> _Data lines_
--- begin ---

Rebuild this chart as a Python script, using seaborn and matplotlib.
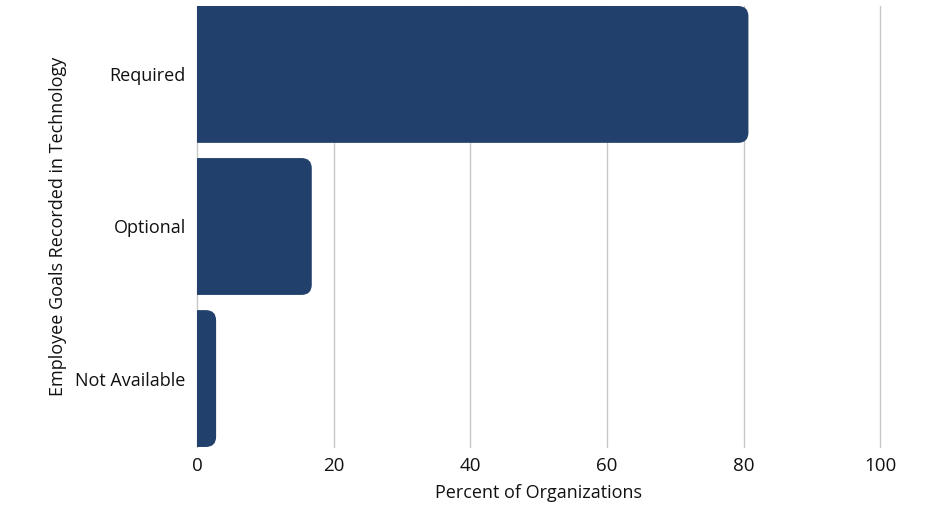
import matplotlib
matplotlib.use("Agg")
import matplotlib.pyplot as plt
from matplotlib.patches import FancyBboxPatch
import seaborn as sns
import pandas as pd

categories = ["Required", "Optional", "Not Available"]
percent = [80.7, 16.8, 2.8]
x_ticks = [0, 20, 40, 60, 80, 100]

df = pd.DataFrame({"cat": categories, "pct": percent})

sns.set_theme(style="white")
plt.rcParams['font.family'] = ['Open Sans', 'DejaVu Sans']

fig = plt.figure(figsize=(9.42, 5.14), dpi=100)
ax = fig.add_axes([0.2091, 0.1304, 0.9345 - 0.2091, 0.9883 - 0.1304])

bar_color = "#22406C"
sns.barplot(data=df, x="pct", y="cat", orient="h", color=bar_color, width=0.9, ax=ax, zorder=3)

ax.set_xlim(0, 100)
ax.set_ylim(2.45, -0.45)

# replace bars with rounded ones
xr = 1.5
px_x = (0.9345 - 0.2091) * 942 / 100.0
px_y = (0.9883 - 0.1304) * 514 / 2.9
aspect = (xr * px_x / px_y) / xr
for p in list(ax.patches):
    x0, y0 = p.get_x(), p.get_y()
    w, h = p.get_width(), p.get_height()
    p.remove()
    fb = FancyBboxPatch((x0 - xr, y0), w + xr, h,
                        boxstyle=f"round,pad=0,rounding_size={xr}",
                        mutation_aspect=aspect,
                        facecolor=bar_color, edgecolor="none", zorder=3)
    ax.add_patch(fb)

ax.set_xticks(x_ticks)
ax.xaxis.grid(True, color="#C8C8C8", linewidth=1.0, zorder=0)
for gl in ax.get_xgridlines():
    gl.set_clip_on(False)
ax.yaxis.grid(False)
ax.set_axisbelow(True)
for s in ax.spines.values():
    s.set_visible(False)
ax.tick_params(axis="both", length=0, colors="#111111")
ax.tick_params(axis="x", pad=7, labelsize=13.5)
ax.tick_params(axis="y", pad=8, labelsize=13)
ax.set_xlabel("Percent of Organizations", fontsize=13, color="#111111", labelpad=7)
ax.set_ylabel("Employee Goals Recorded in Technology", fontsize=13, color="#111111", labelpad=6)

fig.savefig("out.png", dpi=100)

--- end ---

> _Task statement_
Keep the pictures out of the copy and write out the data exactly as it stands.

> _Output_
Rebuild this chart as a Python script, using seaborn and matplotlib.
import matplotlib
matplotlib.use("Agg")
import matplotlib.pyplot as plt
from matplotlib.patches import FancyBboxPatch
import seaborn as sns
import pandas as pd

categories = ["Required", "Optional", "Not Available"]
percent = [80.7, 16.8, 2.8]
x_ticks = [0, 20, 40, 60, 80, 100]

df = pd.DataFrame({"cat": categories, "pct": percent})

sns.set_theme(style="white")
plt.rcParams['font.family'] = ['Open Sans', 'DejaVu Sans']

fig = plt.figure(figsize=(9.42, 5.14), dpi=100)
ax = fig.add_axes([0.2091, 0.1304, 0.9345 - 0.2091, 0.9883 - 0.1304])

bar_color = "#22406C"
sns.barplot(data=df, x="pct", y="cat", orient="h", color=bar_color, width=0.9, ax=ax, zorder=3)

ax.set_xlim(0, 100)
ax.set_ylim(2.45, -0.45)

# replace bars with rounded ones
xr = 1.5
px_x = (0.9345 - 0.2091) * 942 / 100.0
px_y = (0.9883 - 0.1304) * 514 / 2.9
aspect = (xr * px_x / px_y) / xr
for p in list(ax.patches):
    x0, y0 = p.get_x(), p.get_y()
    w, h = p.get_width(), p.get_height()
    p.remove()
    fb = FancyBboxPatch((x0 - xr, y0), w + xr, h,
                        boxstyle=f"round,pad=0,rounding_size={xr}",
                        mutation_aspect=aspect,
                        facecolor=bar_color, edgecolor="none", zorder=3)
    ax.add_patch(fb)

ax.set_xticks(x_ticks)
ax.xaxis.grid(True, color="#C8C8C8", linewidth=1.0, zorder=0)
for gl in ax.get_xgridlines():
    gl.set_clip_on(False)
ax.yaxis.grid(False)
ax.set_axisbelow(True)
for s in ax.spines.values():
    s.set_visible(False)
ax.tick_params(axis="both", length=0, colors="#111111")
ax.tick_params(axis="x", pad=7, labelsize=13.5)
ax.tick_params(axis="y", pad=8, labelsize=13)
ax.set_xlabel("Percent of Organizations", fontsize=13, color="#111111", labelpad=7)
ax.set_ylabel("Employee Goals Recorded in Technology", fontsize=13, color="#111111", labelpad=6)

fig.savefig("out.png", dpi=100)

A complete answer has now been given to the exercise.